Electrical – Lighting a Room with LED Light Strips

electricalledlighting

I want to light an entire room (~300sqft) using light strips as there is no wiring available for traditional lights. I want to make 3 rectangles on the ceiling ("zones") that I can control individually with Alexa. I have a few questions about doing this.

  1. Is it possible to light a room with LED Light Strips
  2. What accessories do I need to install light strips? (e.g. power adaptor, connectors for led strips, etc.)
  3. Considering I am trying to use these strips as a primary source of light which is best: RGB, RGBW or White?
  4. Could I connect 2 of these light strips together to extend
    the strip?

Best Answer

1 Yes, it's possible to light a room with LED light strips. Lots of people do it. But it requires doing your homework. If you are impatient and fly past your skills, the project will probably fail. There are a variety of ways to do it.

2 You'll need a significant amount of 12V or 24V power (24V means half the current, which greatly improves the situation with voltage drop and fading). You will probably want dimmers and amplifiers.
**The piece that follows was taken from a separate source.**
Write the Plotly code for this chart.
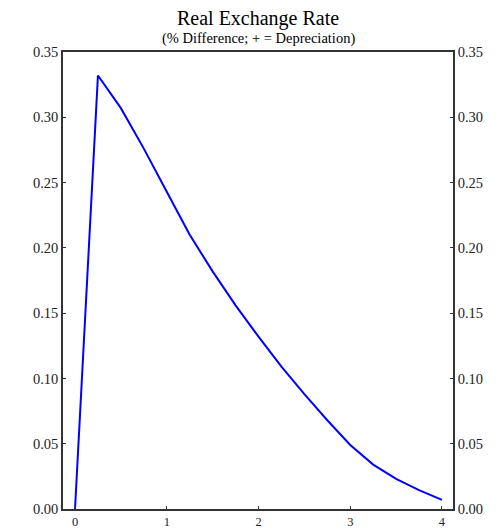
import plotly.graph_objects as go

quarters = [0, 0.25, 0.5, 0.75, 1.0, 1.25, 1.5, 1.75, 2.0, 2.25, 2.5, 2.75, 3.0, 3.25, 3.5, 3.75, 4.0]
real_exchange_rate = [0.0, 0.332, 0.307, 0.276, 0.243, 0.210, 0.182, 0.156, 0.132, 0.109, 0.088, 0.068,
                      0.049, 0.034, 0.023, 0.0145, 0.007]
y_ticks = [0.00, 0.05, 0.10, 0.15, 0.20, 0.25, 0.30, 0.35]
y_tick_labels = ["0.00", "0.05", "0.10", "0.15", "0.20", "0.25", "0.30", "0.35"]
x_ticks = [0, 1, 2, 3, 4]
x_tick_labels = ["0", "1", "2", "3", "4"]

FONT = "Liberation Serif, Times New Roman, serif"

fig = go.Figure()
fig.add_trace(go.Scatter(x=quarters, y=real_exchange_rate, mode="lines",
                         line=dict(color="#0000FF", width=2), showlegend=False, hoverinfo="skip"))
fig.add_trace(go.Scatter(x=quarters, y=real_exchange_rate, mode="lines", yaxis="y2",
                         line=dict(color="rgba(0,0,0,0)", width=0), showlegend=False, hoverinfo="skip"))

axis_common = dict(showgrid=False, zeroline=False, linecolor="#333333", linewidth=1.5,
                   ticks="inside", ticklen=3, tickwidth=1, tickcolor="#333333",
                   automargin=False)

fig.update_layout(
    width=498, height=530,
    margin=dict(l=63, r=45, t=52, b=21, autoexpand=False),
    paper_bgcolor="white", plot_bgcolor="white",
    xaxis=dict(range=[-0.131, 4.12], tickvals=x_ticks, ticktext=x_tick_labels,
               mirror=True, showline=True,
               tickfont=dict(family=FONT, size=12.5, color="#222"), **axis_common),
    yaxis=dict(range=[0, 0.35], tickvals=y_ticks, ticktext=y_tick_labels,
               showline=True, side="left",
               tickfont=dict(family=FONT, size=14.5, color="#222"), **axis_common),
    yaxis2=dict(range=[0, 0.35], tickvals=y_ticks, ticktext=y_tick_labels,
                showline=True, side="right", overlaying="y",
                tickfont=dict(family=FONT, size=14.5, color="#222"), **axis_common),
    annotations=[
        dict(text="Real Exchange Rate", xref="paper", yref="paper", x=0.5, y=1,
             yshift=34, xanchor="center", yanchor="middle", showarrow=False,
             font=dict(family=FONT, size=20, color="#000")),
        dict(text="(% Difference; + = Depreciation)", xref="paper", yref="paper", x=0.5, y=1,
             yshift=14, xanchor="center", yanchor="middle", showarrow=False,
             font=dict(family=FONT, size=14.5, color="#000")),
    ],
)

fig.write_html("out.html")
And appropriate wiring.

3 Given that this will be your primary light, you should place importance on CRI aka Color Rendering Index. If you remember green fluorescent and some CFLs and very early LEDs, that thing that made them look awful was bad CRI. Hold out for 80+ CRI preferably 90 CRI.

You should also be thinking about color temperature. 4000K is similar to fluorescents in an office. Old incandescents are 2700K. 5000K is similar to daylight and 6500K is a cloudy day. You don't want colors that are too blue in a bedroom in the evening, because they will make it hard to sleep. If you just buy random LED strips and don't pay attention, you will probably get 5100K, which will be pretty blue. LEDs naturally make blue light and use phosphors to convert it to other colors, so they like to sell you the more blue LEDs because they require less phosphor and are therefore cheaper.

RGB or RGBW lights let you dial in any color temperature you want, including some insane ones, but the CRI is fairly poor. I'm not sure I'd want to use RGB as primary lighting.

4 The product bundle you linked is a complicated bundle of products, including an LED strip, a smart WiFi based controller (RGBW dimmer), and a power supply. You probably don't want to use that. If you want control via WiFi or Alexa, then look for a-la-carte controllers or dimmers that do that.

Keep in mind that the electrical and building codes require that you have a light in the room that responds to a physical switch in the usual location. That can be a smart switch talking to a WiFi or Alexa type system, but it has to work when you push it.

All the wiring needs to be done consistent with NEC low-voltage rules. If your power is over 55 watts (which is actually a lot in LED), pay close attention to those rules.